Il Filosofo e la Magia degli Incontri
Il Filosofo e la Magia degli Incontri
Ieri, un amico mi ha chiamato Filosofo. Una parola che si è aperta come un petalo, e dentro c’era il riflesso di chi sono. O forse solo di chi credono che io sia.
Eppure, non ho protestato. L’ho lasciata scivolare nella stanza, come si lascia scorrere una goccia su un vetro dopo la pioggia. Quella parola mi ha riportato lontano, in un tempo che profumava di pane caldo e biciclette arrugginite.
Era il 1967. Dieci anni e le ginocchia sbucciate, un cielo azzurro che non aveva ancora imparato a spezzarsi. C’era una casa, quella dei miei genitori, e davanti a quella casa c’era lei. Bruna. Una bambina che brillava come il sole, ma che non abbagliava: scaldava.
Non so dove sia oggi Bruna, non so che forma abbia preso il suo sorriso. Ma ricordo quel giorno accanto alla ringhiera del suo giardino, una barriera di ferro che non riusciva a dividere davvero la magia da chi la cercava.

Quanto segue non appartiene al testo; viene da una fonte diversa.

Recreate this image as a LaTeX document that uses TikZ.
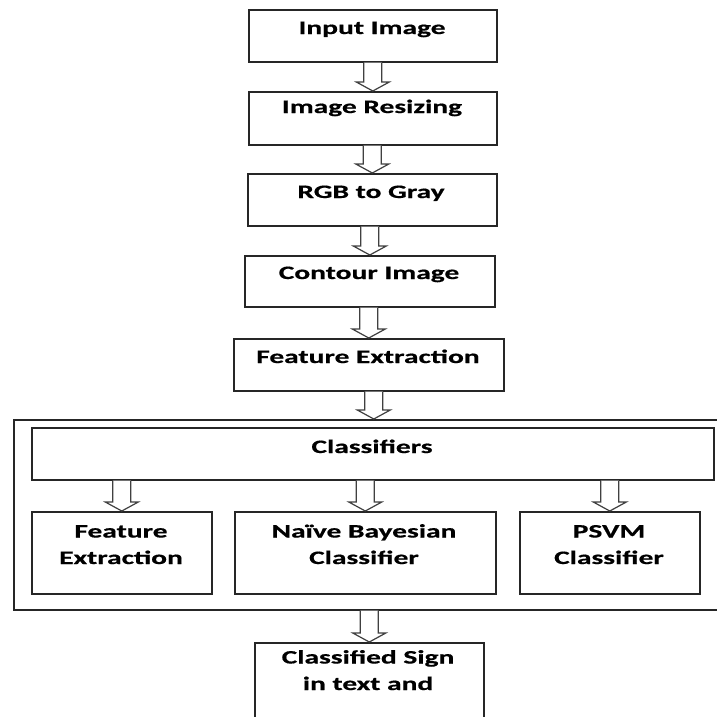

Bruna giocava, rideva, e in quell’istante il tempo decise di sedersi con noi. Parlammo. Parole piccole, parole leggere, eppure ogni sillaba sembrava cadere come un seme nella terra umida. Quando fu il momento di andare, Bruna mi guardò e disse:
“Tu sei Antonio, il Filosofo.”
Quella frase mi rincorse come fanno le onde, che non si stancano mai di tornare. I compagni iniziarono a chiamarmi Lu Filosufu, e io, che a dieci anni non capivo cosa significasse essere un filosofo, decisi di lasciarmi accadere.
Gli anni sono corsi via, come foglie spinte dal vento. Ho lasciato il paesello, intriso di quiete e di una malinconia che sapeva di eternità. Mi sono perso e ritrovato mille volte, ogni volta con pezzi di me che si perdevano per strada.
E poi c’è stata la nostalgia. Ah, la nostalgia. Una sirena che canta dolcemente, ma non ti dice mai la verità. Quello che ricordi non è mai quello che è stato. È una versione addolcita, un sogno costruito con le ombre di ieri. Ho imparato a conviverci, come si fa con la pioggia: non puoi fermarla, ma puoi decidere di ballarci sotto.
Alla fine ho capito che vivere è un atto semplice, ma potente. È fare ogni cosa per la gioia che porta, senza aspettarsi nulla in cambio. Parlare per il piacere di ascoltare, camminare senza una meta, vivere per vivere.
E Bruna? Non c’è più quella bambina che mi ha chiamato Filosofo. Ma ci sono altre voci, altre mani che stringo. Ogni incontro è un battito diverso, un lampo che accade e si dissolve, e in quel dissolversi c’è tutta la magia.
Forse è questo essere un filosofo: accettare che la vita non si capisce, ma si vive. Lasciare che ogni volto, ogni sorriso, ogni istante inatteso si porti via un pezzo di te, per poi restituirti qualcosa di diverso.
Non so se io sia davvero un Filosofo. So solo che ogni volta che accade qualcosa di inspiegabile, mi sento parte di un disegno che non conosco. E in quegli attimi mi perdo, e mi trovo.
E chissà, forse la vita è tutta qui: imparare a sparire, per ricomparire nei cuori degli altri, senza accorgersene.